For C9, it is equivalent to that for lines of the designated color none of the six arrangements in Figure 13(c) appears on every mutually adjacent tree places on a board. Suppose the designated color is red, then tiles 5 and 9 have $0^{\circ }$ red lines and tiles 1, 4, 6, 7, 8 and 10 have ${60}^{\circ }$ red lines. Therefore, we can express by using variables $x_{ijk}$ corresponding to these tiles that they do not form any of the arrangements. Since they become too messy, we omit here to show the entire formulas to avoid it.

For challenge number 40, we show the results of solving formulations using C1, C2${}^{\prime }$, C3, C4, C6 together with C7, C8 and C9, also in Table 4 (in the rightmost column). As a result, we can observe that the number of iterations is drastically reduced and we can obtain a Tantrix solution only after two iterations. Also as this consequence, its computational time is also reduced substantially.

5.4. Further Challenge

To summarize all the ideas, observations and experiments presented so far, it gives good experimental results that a formulation using constraints C1, C2${}^{\prime }$, C3, C4, C6, C7, C8, C9 is solved by adding C5 until subloops disappear. Hence, under this formulation, we try to solve Fixed_Board Tantrix by increasing its challenge number as 45, 50, 55 and 60.

Table 5. Computational time (s) for challenge numbers 45, 50, 55 and 60 under our current best formulation.

#iterations	challenge#
	45	50	55	60
0	8,945.70	73.23	23,785.33	1,331.17
1	—	68.94	—	2,030.33
2	—	302.33	—	2,574.87
3	—	359.49	—	270.05
4	—	200.16	—	506.83
5	—	816.75	—	—
total	8,945.70	1,820.90	23,785.33	6,713.25

shows these experimental results. As a consequence, the current best result (in the challenge number) for Fixed_Board Tantrix is 60 which is solved in total time 6713.25 s. We also show the solution in Figure 14.

6. Conclusions

In this paper, we tried to solve Tantrix by a computer, and to the best of our knowledge, this is the first research report about solving Tantrix itself. The approach we adopted here is to formulate it as an IP and to solve it by a mathematical programming solver, and we consider that this approach to solving puzzles is quite unique and entertaining as well. Although our problem setting is a simplified one, we could successfully solve it with challenge number up to 60, which is more or less larger than we expected. The results in this paper show that an approach using IP to solving puzzles is probable and we believe that it may be valid for solving other puzzles. One of the important future work, of course, is to develop more effective formulations to solve Tantrix of larger challenge numbers.

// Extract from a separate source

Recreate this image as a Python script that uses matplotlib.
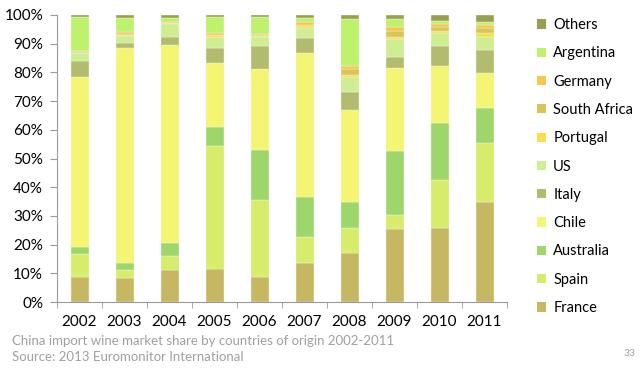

In order to put the problem into our IP framework, we were forced to simplify the problem of solving Tantrix by restricting the shape and the size of boards. However, this restriction is quite unnatural for humans. Therefore, one more important future work is to give more natural problem setting like humans solve, and formulate it as an IP and solve it. We are approaching this in several ways and is now under progress.

Finally, we mention about the complexity issues about Tantrix. Some results are known with respect to the complexity of Tantrix; e.g., an artificial variant, called Tantrix rotation, is shown to be NP-complete [22]. However, the complexity of the original Tantrix has not been studied to the best of our knowledge, although it is easily conjectured to be intractable. Therefore, we pose here a problem of the complexity of Tantrix (the original Tantrix discovery) including a natural problem setting of Tantrix itself.